**Aim:**
Show each line from the listing that includes the word "this".

**Data shown:**
============================================================
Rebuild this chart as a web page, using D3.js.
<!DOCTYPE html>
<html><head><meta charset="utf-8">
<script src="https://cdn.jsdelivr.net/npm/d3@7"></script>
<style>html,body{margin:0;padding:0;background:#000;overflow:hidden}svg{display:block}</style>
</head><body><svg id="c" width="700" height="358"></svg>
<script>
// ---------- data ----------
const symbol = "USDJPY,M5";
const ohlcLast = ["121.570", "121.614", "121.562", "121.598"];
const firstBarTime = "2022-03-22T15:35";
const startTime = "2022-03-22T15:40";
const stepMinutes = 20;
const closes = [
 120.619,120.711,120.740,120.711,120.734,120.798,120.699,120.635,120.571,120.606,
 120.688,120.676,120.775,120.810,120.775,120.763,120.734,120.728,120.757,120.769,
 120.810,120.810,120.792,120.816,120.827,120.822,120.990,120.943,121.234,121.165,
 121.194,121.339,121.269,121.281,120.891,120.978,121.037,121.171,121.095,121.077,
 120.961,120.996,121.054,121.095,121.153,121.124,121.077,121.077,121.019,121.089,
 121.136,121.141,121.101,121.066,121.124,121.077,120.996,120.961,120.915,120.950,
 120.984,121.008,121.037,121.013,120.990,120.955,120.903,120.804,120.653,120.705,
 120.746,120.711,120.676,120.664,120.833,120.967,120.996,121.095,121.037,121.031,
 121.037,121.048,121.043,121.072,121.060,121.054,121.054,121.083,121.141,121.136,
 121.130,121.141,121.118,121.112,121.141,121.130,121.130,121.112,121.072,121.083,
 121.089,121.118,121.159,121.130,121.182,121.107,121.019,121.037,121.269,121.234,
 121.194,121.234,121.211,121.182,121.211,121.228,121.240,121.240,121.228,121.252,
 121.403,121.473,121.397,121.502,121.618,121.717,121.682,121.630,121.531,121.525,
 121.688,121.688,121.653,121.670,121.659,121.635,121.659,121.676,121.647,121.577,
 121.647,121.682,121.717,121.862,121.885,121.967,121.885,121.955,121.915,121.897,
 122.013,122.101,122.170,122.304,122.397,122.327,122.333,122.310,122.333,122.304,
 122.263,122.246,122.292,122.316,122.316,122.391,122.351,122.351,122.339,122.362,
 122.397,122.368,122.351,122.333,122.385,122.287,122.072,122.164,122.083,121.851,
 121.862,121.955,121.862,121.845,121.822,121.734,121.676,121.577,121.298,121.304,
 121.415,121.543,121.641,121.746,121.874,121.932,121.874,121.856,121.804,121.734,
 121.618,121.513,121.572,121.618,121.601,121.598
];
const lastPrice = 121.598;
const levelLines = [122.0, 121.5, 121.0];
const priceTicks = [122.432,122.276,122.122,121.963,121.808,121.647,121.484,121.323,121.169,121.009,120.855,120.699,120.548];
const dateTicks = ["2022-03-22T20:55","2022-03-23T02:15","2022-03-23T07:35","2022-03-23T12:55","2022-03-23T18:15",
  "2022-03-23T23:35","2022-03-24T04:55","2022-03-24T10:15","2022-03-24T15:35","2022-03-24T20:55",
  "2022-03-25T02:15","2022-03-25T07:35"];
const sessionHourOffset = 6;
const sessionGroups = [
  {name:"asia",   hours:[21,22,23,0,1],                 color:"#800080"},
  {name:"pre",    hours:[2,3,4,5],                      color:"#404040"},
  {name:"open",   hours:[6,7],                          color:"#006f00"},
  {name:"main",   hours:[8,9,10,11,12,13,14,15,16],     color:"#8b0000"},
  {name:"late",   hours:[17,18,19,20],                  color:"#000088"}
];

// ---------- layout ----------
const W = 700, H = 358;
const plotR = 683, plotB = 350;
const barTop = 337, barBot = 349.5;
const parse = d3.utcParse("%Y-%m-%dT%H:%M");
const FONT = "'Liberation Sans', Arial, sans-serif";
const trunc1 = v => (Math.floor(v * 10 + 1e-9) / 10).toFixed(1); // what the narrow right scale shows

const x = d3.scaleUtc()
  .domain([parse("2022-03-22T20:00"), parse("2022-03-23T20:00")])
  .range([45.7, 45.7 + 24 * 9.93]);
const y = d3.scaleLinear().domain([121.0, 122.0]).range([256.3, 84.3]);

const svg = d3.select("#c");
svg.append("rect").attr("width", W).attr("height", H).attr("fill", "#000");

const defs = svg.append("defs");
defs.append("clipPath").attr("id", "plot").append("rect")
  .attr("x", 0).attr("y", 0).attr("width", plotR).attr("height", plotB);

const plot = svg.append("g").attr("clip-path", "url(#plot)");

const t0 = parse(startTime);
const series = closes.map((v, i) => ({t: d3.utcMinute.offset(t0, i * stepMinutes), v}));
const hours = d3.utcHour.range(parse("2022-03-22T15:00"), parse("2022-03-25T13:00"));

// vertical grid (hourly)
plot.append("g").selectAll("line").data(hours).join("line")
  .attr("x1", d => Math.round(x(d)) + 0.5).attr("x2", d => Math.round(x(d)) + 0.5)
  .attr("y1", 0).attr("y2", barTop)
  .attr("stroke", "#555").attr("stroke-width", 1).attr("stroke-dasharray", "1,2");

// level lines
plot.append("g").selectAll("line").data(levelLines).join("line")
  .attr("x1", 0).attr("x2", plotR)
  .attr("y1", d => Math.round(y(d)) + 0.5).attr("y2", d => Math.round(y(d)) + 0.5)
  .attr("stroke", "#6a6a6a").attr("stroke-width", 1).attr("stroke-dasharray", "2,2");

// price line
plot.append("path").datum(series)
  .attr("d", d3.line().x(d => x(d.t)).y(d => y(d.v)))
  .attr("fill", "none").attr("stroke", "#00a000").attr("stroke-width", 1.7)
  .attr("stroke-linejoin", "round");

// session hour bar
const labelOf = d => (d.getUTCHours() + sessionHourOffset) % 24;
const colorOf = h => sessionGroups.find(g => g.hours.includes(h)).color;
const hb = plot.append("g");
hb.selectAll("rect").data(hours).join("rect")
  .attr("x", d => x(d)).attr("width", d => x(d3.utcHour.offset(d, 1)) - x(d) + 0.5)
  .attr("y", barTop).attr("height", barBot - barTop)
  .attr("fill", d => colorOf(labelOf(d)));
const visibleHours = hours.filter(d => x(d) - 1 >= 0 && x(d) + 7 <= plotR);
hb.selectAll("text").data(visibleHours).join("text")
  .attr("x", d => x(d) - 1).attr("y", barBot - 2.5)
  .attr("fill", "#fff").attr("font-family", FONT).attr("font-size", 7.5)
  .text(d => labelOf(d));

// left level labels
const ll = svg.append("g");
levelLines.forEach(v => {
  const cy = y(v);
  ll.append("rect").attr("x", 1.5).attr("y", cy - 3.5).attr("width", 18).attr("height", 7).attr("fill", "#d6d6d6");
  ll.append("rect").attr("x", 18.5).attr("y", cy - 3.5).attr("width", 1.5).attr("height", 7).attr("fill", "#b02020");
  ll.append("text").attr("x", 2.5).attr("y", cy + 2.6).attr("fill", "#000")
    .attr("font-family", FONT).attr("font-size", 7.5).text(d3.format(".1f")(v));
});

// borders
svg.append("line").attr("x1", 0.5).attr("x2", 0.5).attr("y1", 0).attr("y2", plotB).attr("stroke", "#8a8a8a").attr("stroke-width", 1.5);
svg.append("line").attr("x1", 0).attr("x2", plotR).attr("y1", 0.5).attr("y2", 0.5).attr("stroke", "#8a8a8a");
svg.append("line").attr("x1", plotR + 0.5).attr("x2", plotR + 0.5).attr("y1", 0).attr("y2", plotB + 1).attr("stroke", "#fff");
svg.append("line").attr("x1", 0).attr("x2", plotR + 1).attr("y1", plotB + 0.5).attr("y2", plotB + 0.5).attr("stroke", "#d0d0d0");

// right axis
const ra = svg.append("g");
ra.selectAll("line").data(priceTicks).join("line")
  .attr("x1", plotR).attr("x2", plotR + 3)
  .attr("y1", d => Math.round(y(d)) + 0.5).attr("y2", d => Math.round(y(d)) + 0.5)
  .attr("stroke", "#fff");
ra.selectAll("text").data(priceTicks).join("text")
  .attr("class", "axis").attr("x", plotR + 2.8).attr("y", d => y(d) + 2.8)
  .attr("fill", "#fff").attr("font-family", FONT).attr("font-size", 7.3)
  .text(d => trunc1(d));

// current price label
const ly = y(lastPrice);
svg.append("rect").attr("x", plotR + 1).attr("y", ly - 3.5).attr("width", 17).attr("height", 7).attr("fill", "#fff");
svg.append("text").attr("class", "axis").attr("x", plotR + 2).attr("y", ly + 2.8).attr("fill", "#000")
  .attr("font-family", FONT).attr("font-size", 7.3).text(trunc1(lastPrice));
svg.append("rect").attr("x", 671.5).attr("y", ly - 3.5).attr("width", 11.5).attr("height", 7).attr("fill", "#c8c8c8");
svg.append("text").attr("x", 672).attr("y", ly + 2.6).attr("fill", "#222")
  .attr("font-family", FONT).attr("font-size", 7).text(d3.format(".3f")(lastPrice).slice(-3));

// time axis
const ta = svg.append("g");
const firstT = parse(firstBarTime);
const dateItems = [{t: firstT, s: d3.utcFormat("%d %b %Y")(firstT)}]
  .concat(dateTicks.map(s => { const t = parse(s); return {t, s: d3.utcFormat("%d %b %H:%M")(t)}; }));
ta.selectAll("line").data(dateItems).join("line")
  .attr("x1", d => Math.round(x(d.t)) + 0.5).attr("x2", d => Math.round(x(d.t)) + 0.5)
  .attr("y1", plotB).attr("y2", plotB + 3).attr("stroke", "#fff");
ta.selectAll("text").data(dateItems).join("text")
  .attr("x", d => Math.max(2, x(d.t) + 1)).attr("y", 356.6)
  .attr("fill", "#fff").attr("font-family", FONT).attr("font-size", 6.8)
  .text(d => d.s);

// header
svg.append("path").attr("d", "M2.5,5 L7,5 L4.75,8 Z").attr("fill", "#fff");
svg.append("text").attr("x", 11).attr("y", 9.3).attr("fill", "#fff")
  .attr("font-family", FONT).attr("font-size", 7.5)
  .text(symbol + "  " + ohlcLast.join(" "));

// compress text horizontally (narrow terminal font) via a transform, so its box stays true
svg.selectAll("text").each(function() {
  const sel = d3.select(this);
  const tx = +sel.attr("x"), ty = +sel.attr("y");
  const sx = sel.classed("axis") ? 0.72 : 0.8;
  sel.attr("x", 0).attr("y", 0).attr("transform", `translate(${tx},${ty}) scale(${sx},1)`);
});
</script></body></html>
============================================================
**Output of the task:**
Rebuild this chart as a web page, using D3.js.
  const sel = d3.select(this);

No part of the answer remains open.